Illustrated statuette

Image credit: Jackie Ferrentino

The time had come for a new mold to cast the "Bronze Johns" busts of founder Johns Hopkins handed out since 1973 as the Alumni Association Heritage Award. The awards honor graduates and friends of the university who have been of great service to the school and the Alumni Association for many years. And after 44 years, the working master—the statuette used to create the mold—"needed a facelift," says Nathaniel Leon, senior manufacturing engineer at the Whiting School of Engineering and a designer on the project. "It's sort of like making Xerox copies," he explains. "Each generation of copies loses detail and sharpness, and there's always damage [to the master] along the way."

To create the new generation of mounted busts—standing 8 inches tall and 4.5 inches wide—the Alumni Association turned to a team that included in-house design engineers, 3-D imaging experts, and a medical artist. Owings Mills engineering company Direct Dimensions first scanned several of the old busts and made repairs to the model and then created a digital model of the repaired Mr. Hopkins' iconic head. That rendering was used to 3-D print a master statuette, from which a blemish-free mold was created to cast new busts in acrylic.

Video credit: LEN TURNER AND DAVE SCHMELICK

Juan R. Garcia, an associate professor in the Department of Art as Applied to Medicine and director of the Carnegie Center for Surgical Innovation's 3-D Printing & Visualization Facility, says it took five hours to 3-D print Hopkins' head, layer by layer, using the Carnegie Center's equipment. Each layer was 0.016 millimeters. The new master bust was then sent to Creative Castings on the Eastern Shore, where a mold was formed and the new award statuettes were made.
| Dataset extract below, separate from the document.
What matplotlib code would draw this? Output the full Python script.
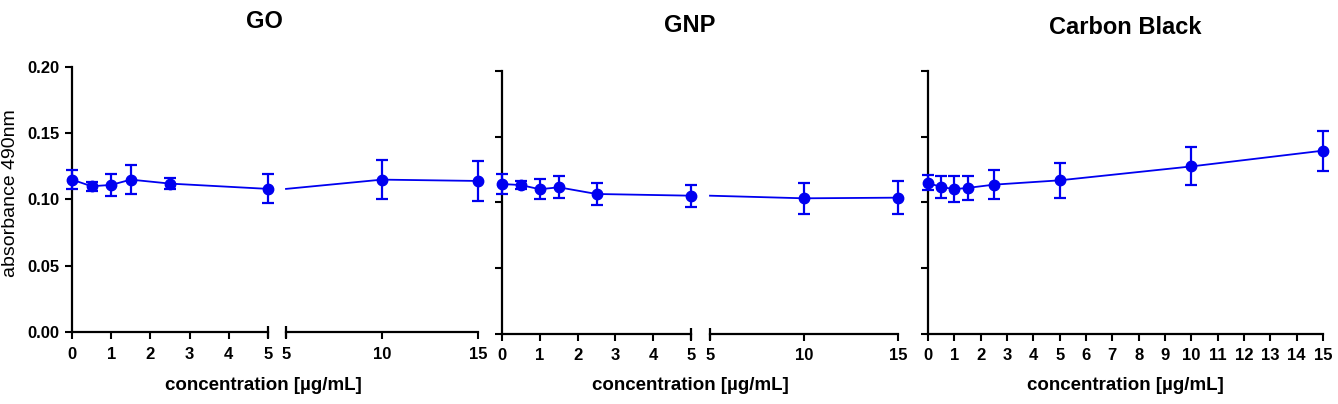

With their bases made of wood from a felled cherry tree where the Mattin Center now stands, the awards became even more "wholly Hopkins."

Leon says the new master is of the same quality as the original design made by Schuler (1874–1951), the famed sculptor who produced the bronze-and-marble monument to Johns Hopkins installed in 1935 at the Charles Street entrance to Homewood campus. For future awards, new masters can be produced as required using the digital blueprints of the master, Leon says.

With the Bronze Johns revitalized—the acrylic busts are painted with a bronze patina true enough to fool the naked eye—Garcia is back to his regular gig, where the stakes are somewhat higher: using 3-D imaging and printing to make anatomical models of patients' physical problems to help surgeons prepare for complex procedures.